Up until about a year ago, my life was all about my kids. I was a 24/7 stay at home mom. I didn’t have much of a life outside my house.
Then all at once I became really busy. I started a blog and a business. Suddenly I had so much to do I had no time to think about how everything was changing.
I like that I have my own life now, but I feel like I’ve completely lost control of my family. My husband used to be a weekend dad who worked until late at night or go out of town several times a month. Now that I’m working more he has stepped up and taken a bigger role in the parenting.
He’s a great dad, but let’s just say he has a different style.
When I went to Blogher in Chicago this summer my husband had the kids for less than 48 hours. I think they spent 24 of those 48 hours playing Wii and they managed to eat at In n Out or Islands several times.
Since then, it’s been “Dad is great. Give us the chocolate cake.”
Not that I’m competing, but how can I compete with that? I only let them play Wii for a couple of hours on Saturday and I won’t let them go to McDonald’s and I don’t even want them to eat beef more than once a week.
My husband has been spending so much time with the kids on the weekend that if I go to get in the car with them the boys look at me and say, “Are you coming?” And then look a little disappointed when I say yes. Because it usually means no In-N-Out chased by ice cream or cookies at Diddy Riese. (My husband can’t have gluten so he HAS to eat there because he can get a lettuce wrap hamburger and gluten-free fries.)
In my attempt to be the cool parent for the Veteran’s Day school holiday I told them right up front that if they went with me to the Science Center I would get them McDonald’s. Yes, McDonalds. I already had a humiliating experience with a preschool parent last year about giving my kids McDonalds, so I was clearly aware that this was not a good idea.
We ran into a friend and her kids there and when she saw me she looked flabbergasted at my choice of toxins. “What are you doing?” This is wrong on so many levels, she said. She was so right and I knew it.
I really wanted to have a super fun day with the boys. I wanted them to say “Mom is great.”

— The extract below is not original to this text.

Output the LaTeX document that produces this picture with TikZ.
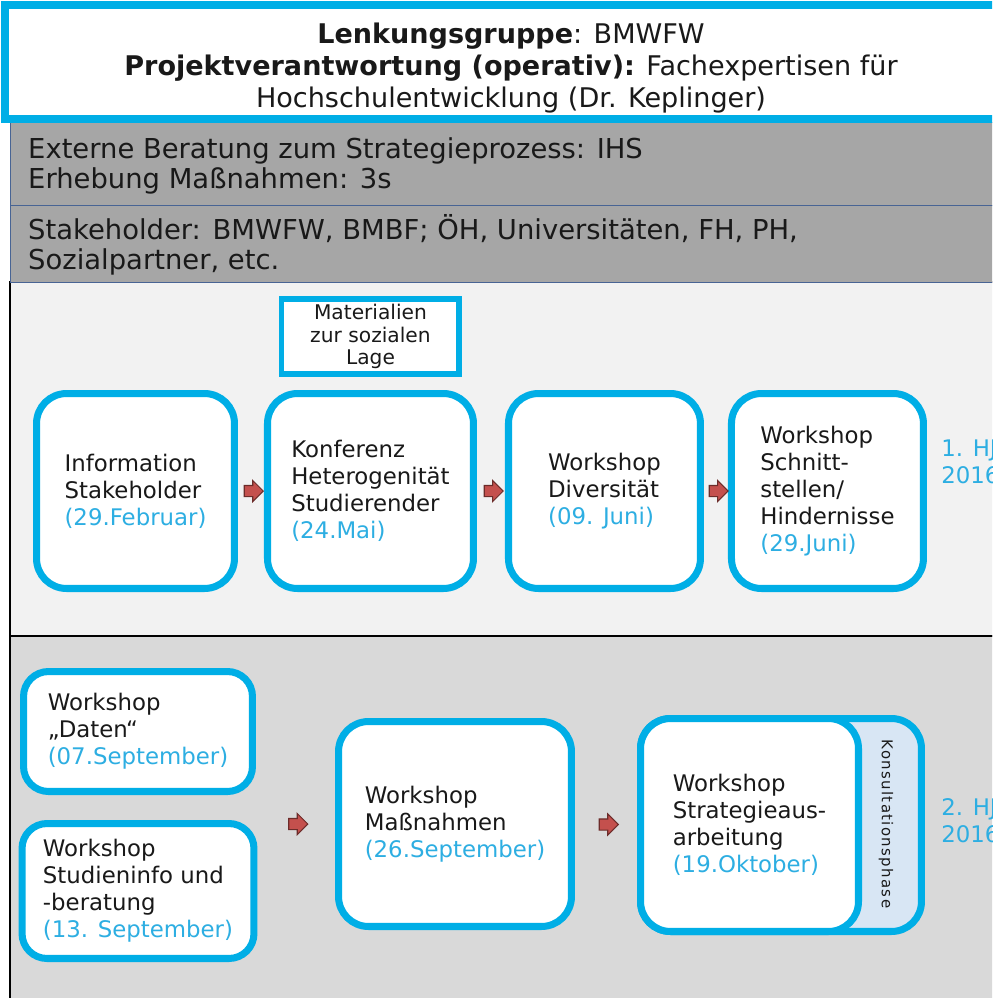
\documentclass[tikz,border=0pt]{standalone}
\usepackage{fontspec}
\setmainfont{DejaVu Sans}
\usetikzlibrary{calc, positioning, shapes.arrows}
\definecolor{hjblau}{RGB}{0,174,230}
\definecolor{datum}{RGB}{45,174,226}
\definecolor{balken}{RGB}{166,166,166}
\definecolor{balkenrand}{RGB}{72,100,148}
\definecolor{feldeins}{RGB}{242,242,242}
\definecolor{feldzwei}{RGB}{217,217,217}
\definecolor{pfeilrot}{RGB}{196,80,77}
\definecolor{konsulblau}{RGB}{216,230,244}
\definecolor{schrift}{RGB}{25,25,25}

\begin{document}
\begin{tikzpicture}[x=0.02cm, y=-0.02cm, rand/.style={draw=hjblau, line width=4pt}, text=schrift]
% Styles for stages, arrows and side labels
\tikzstyle{stage} = [draw, fill=white, rectangle, rounded corners=0.6cm, rand, align=left, inner sep=0pt, font=\fontsize{13}{15.3}\selectfont]
\tikzstyle{kasten} = [stage, rounded corners=0.5cm]
\tikzstyle{material} = [draw, fill=white, rectangle, rand, line width=3.4pt, align=center, inner sep=0pt, font=\fontsize{11.5}{13}\selectfont]
\tikzstyle{pfeil} = [single arrow, draw=pfeilrot!55!black, fill=pfeilrot, line width=0.6pt, inner sep=0.1cm, minimum width=0.42cm, minimum height=0.38cm, single arrow head extend=0.1cm]
\tikzstyle{hjlabel} = [anchor=west, align=left, inner sep=0pt, text=datum, font=\fontsize{13}{15.3}\selectfont]
\tikzstyle{balkentext} = [anchor=west, align=left, font=\fontsize{15.6}{17.2}\selectfont]

\useasboundingbox (0,0) rectangle (992,998);
\clip (0,0) rectangle (992,998);

% Background panels
\draw[line width=1.2pt, fill=feldeins] (10,282) rectangle (1010,636);
\draw[line width=1.2pt, fill=feldzwei] (10,636) rectangle (1010,1010);
\draw[balkenrand, fill=balken] (10,122) rectangle (1010,205);
\draw[balkenrand, fill=balken] (10,205) rectangle (1010,282);
\draw[rand, fill=white] (5,5) rectangle (1010,119);

% Header and bands
\node[align=center, font=\fontsize{15.4}{18.1}\selectfont] (kopf) at (511,68) {\textbf{Lenkungsgruppe}: BMWFW\\ \textbf{Projektverantwortung (operativ):} Fachexpertisen für\\ Hochschulentwicklung (Dr. Keplinger)};
\node[balkentext] (beratung) at (22,166) {Externe Beratung zum Strategieprozess: IHS\\ Erhebung Maßnahmen: 3s};
\node[balkentext] (stakeholder) at (22,245) {Stakeholder: BMWFW, BMBF; ÖH, Universitäten, FH, PH,\\ Sozialpartner, etc.};

% First half year
\node[stage, minimum width=3.96cm, minimum height=3.9cm] (info) at (135.5,491) {Information\\ Stakeholder\\ \textcolor{datum}{(29.Februar)}};
\node[stage, minimum width=4.12cm, minimum height=3.9cm, right=0.52cm of info] (konferenz) {Konferenz\\ Heterogenität\\ Studierender\\ \textcolor{datum}{(24.Mai)}};
\node[stage, minimum width=3.84cm, minimum height=3.9cm, right=0.56cm of konferenz] (diversitaet) {Workshop\\ Diversität\\ \textcolor{datum}{(09. Juni)}};
\node[stage, minimum width=3.84cm, minimum height=3.9cm, right=0.48cm of diversitaet] (schnitt) {Workshop\\ Schnitt-\\ stellen/\\ Hindernisse\\ \textcolor{datum}{(29.Juni)}};
\node[material, minimum width=3.56cm, minimum height=1.5cm, above=0.26cm of konferenz] (lage) {Materialien\\ zur sozialen\\ Lage};
\node[hjlabel] (hjeins) at (941,462) {1. HJ\\ 2016};

\node[pfeil] (p1) at ($(info.east)!0.5!(konferenz.west)$) {};
\node[pfeil] (p2) at ($(konferenz.east)!0.5!(diversitaet.west)$) {};
\node[pfeil] (p3) at ($(diversitaet.east)!0.5!(schnitt.west)$) {};

% Second half year
\node[kasten, minimum width=4.58cm, minimum height=2.4cm] (daten) at (138,731.5) {Workshop\\ „Daten“\\ \textcolor{datum}{(07.September)}};
\node[kasten, minimum width=4.64cm, minimum height=2.7cm, below=0.5cm of daten] (studien) {Workshop\\ Studieninfo und\\ -beratung\\ \textcolor{datum}{(13. September)}};
\node[stage, minimum width=4.66cm, minimum height=4.1cm] (massnahmen) at (455,824) {Workshop\\ Maßnahmen\\ \textcolor{datum}{(26.September)}};
\node[stage, fill=konsulblau, minimum width=5.62cm, minimum height=4.26cm] (konsult) at (781,825) {};
\node[stage, minimum width=4.36cm, minimum height=4.26cm, anchor=west] (strategie) at (konsult.west) {Workshop\\ Strategieaus-\\ arbeitung\\ \textcolor{datum}{(19.Oktober)}};
\node[rotate=-90, font=\fontsize{8.5}{9}\selectfont\addfontfeature{LetterSpace=9}] (konsultlabel) at (886,824) {Konsultationsphase};
\node[hjlabel] (hjzwei) at (941,821) {2. HJ\\ 2016};

\node[pfeil] (p4) at ($(daten.east |- massnahmen.west)!0.5!(massnahmen.west)$) {};
\node[pfeil] (p5) at ($(massnahmen.east)!0.5!(strategie.west)$) {};
\end{tikzpicture}
\end{document}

Which leads me to Saturday. I got tickets to the Premiere of “Planet 51.” This would be super cool and the kids would love it. Or so I thought. When I asked the 5-year-old if he wanted to go he didn’t even have to think about it. “No,” he said. “I don’t want to miss soccer.”
In that moment I realized that someone has to be the enforcer. Someone has to make sure the kids eat fruits and vegetable and learn skills other than using a virtual light saber.

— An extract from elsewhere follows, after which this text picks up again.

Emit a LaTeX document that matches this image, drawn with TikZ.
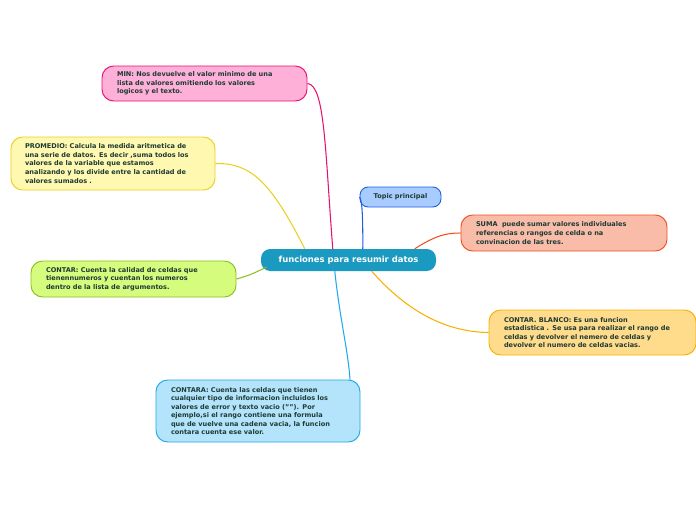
\documentclass[tikz,border=0pt]{standalone}
\usepackage{fontspec}
\setmainfont{DejaVu Sans}
\usetikzlibrary{calc}
\definecolor{txt}{HTML}{1E3A34}
\begin{document}
\begin{tikzpicture}[x=0.03cm, y=-0.03cm]
    % Styles
    \tikzset{
      topic/.style={rounded corners=10pt, draw=#1!80!black, fill=#1, line width=0.8pt,
        align=left, inner xsep=0pt, font=\fontsize{5.6}{7.3}\selectfont\bfseries, text=txt},
      link/.style={line width=0.9pt}
    }
    \definecolor{cpink}{HTML}{FFB0D8}
    \definecolor{cyel}{HTML}{FFF8B0}
    \definecolor{cgreen}{HTML}{D6FC7E}
    \definecolor{cblue}{HTML}{A8CCFF}
    \definecolor{csalm}{HTML}{F8BCA8}
    \definecolor{corange}{HTML}{FFDC8C}
    \definecolor{clight}{HTML}{B4E4FC}
    \useasboundingbox (0,0) rectangle (696,520);

    % Nodes
    \node[rounded corners=8pt, fill={rgb,255:red,26;green,154;blue,192}, text=white,
      minimum width=175*0.03cm, minimum height=22*0.03cm, font=\fontsize{7.2}{9}\selectfont\bfseries]
      (cen) at (348.5,260) {funciones para resumir datos};
    \node[topic=cpink, draw={rgb,255:red,232;green,16;blue,110}, minimum width=205*0.03cm, minimum height=35*0.03cm, text width=175*0.03cm]
      (min) at (204.5,83.5) {MIN: Nos devuelve el valor minimo de una\\lista de valores omitiendo los valores\\logicos y el texto.};
    \node[topic=cyel, draw={rgb,255:red,232;green,208;blue,32}, minimum width=204*0.03cm, minimum height=53*0.03cm, text width=176*0.03cm]
      (prom) at (113,163.5) {PROMEDIO: Calcula la medida aritmetica de\\una serie de datos. Es decir ,suma todos los\\valores de la variable que estamos\\analizando y los divide entre la cantidad de\\valores sumados .};
    \node[topic=cgreen, draw={rgb,255:red,140;green,192;blue,32}, minimum width=205*0.03cm, minimum height=36*0.03cm, text width=175*0.03cm]
      (contar) at (133.5,279) {CONTAR: Cuenta la calidad de celdas que\\tienennumeros y cuentan los numeros\\dentro de la lista de argumentos.};
    \node[topic=cblue, draw={rgb,255:red,32;green,96;blue,224}, rounded corners=7pt, minimum width=81*0.03cm, minimum height=20*0.03cm, align=center]
      (tp) at (400.5,197) {Topic principal};
    \node[topic=csalm, draw={rgb,255:red,240;green,80;blue,32}, minimum width=206*0.03cm, minimum height=36*0.03cm, text width=176*0.03cm]
      (suma) at (564,233) {SUMA\ \ puede sumar valores individuales\\referencias o rangos de celda o na\\convinacion de las tres.};
    \node[topic=corange, draw={rgb,255:red,248;green,176;blue,0}, minimum width=207*0.03cm, minimum height=45*0.03cm, text width=177*0.03cm]
      (blanco) at (592.5,332.5) {CONTAR. BLANCO: Es una funcion\\estadistica . Se usa para realizar el rango de\\celdas y devolver el nemero de celdas y\\devolver el numero de celdas vacias.};
    \node[topic=clight, draw={rgb,255:red,32;green,168;blue,232}, minimum width=204*0.03cm, minimum height=62*0.03cm, text width=174*0.03cm]
      (contara) at (258,411) {CONTARA: Cuenta las celdas que tienen\\cualquier tipo de informacion incluidos los\\valores de error y texto vacio (""). Por\\ejemplo,si el rango contiene una formula\\que de vuelve una cadena vacia, la funcion\\contara cuenta ese valor.};

    % Connectors
    \draw[link, draw={rgb,255:red,232;green,16;blue,110}] ($(cen.north west)+(72,0)$) .. controls (325,150) and (325,85) .. (min.east);
    \draw[link, draw={rgb,255:red,232;green,208;blue,32}] ($(cen.north west)+(44,0)$) .. controls (270,180) and (250,163) .. (prom.east);
    \draw[link, draw={rgb,255:red,140;green,192;blue,32}] ($(cen.west)+(6,7)$) .. controls (250,275) .. (contar.east);
    \draw[link, draw={rgb,255:red,32;green,96;blue,224}] ($(cen.north west)+(102,0)$) .. controls (363,215) and (362,200) .. (tp.west);
    \draw[link, draw={rgb,255:red,240;green,80;blue,32}] ($(cen.north west)+(154,0)$) .. controls (435,236) and (445,233) .. (suma.west);
    \draw[link, draw={rgb,255:red,248;green,176;blue,0}] ($(cen.south west)+(111,0)$) .. controls (410,315) and (450,332) .. (blanco.west);
    \draw[link, draw={rgb,255:red,32;green,168;blue,232}] ($(cen.south west)+(74,0)$) .. controls (340,320) and (348,350) .. (contara.north east-|350,380);
\end{tikzpicture}
\end{document}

If I had thought about my kids and what was best for them and not what makes me look like fun mom, I never would have suggested it. He made a commitment to being on the team and it was his responsibility to go to all of the games.
Ugghh. Whether I’m trying to be the Enforcer or the Cool Mom, I can’t win.
On another note, The 4-year-old and I did end up going to the Planet 51 premiere Saturday. We hovered on the edge of the red carpet (which was actually green for the movie) and partook in the voluminous free junk food. My son loved the movie and I thought it was cute. I wasn’t crazy about a homophobic joke and a reference to plastic surgery. But other than that, it was good.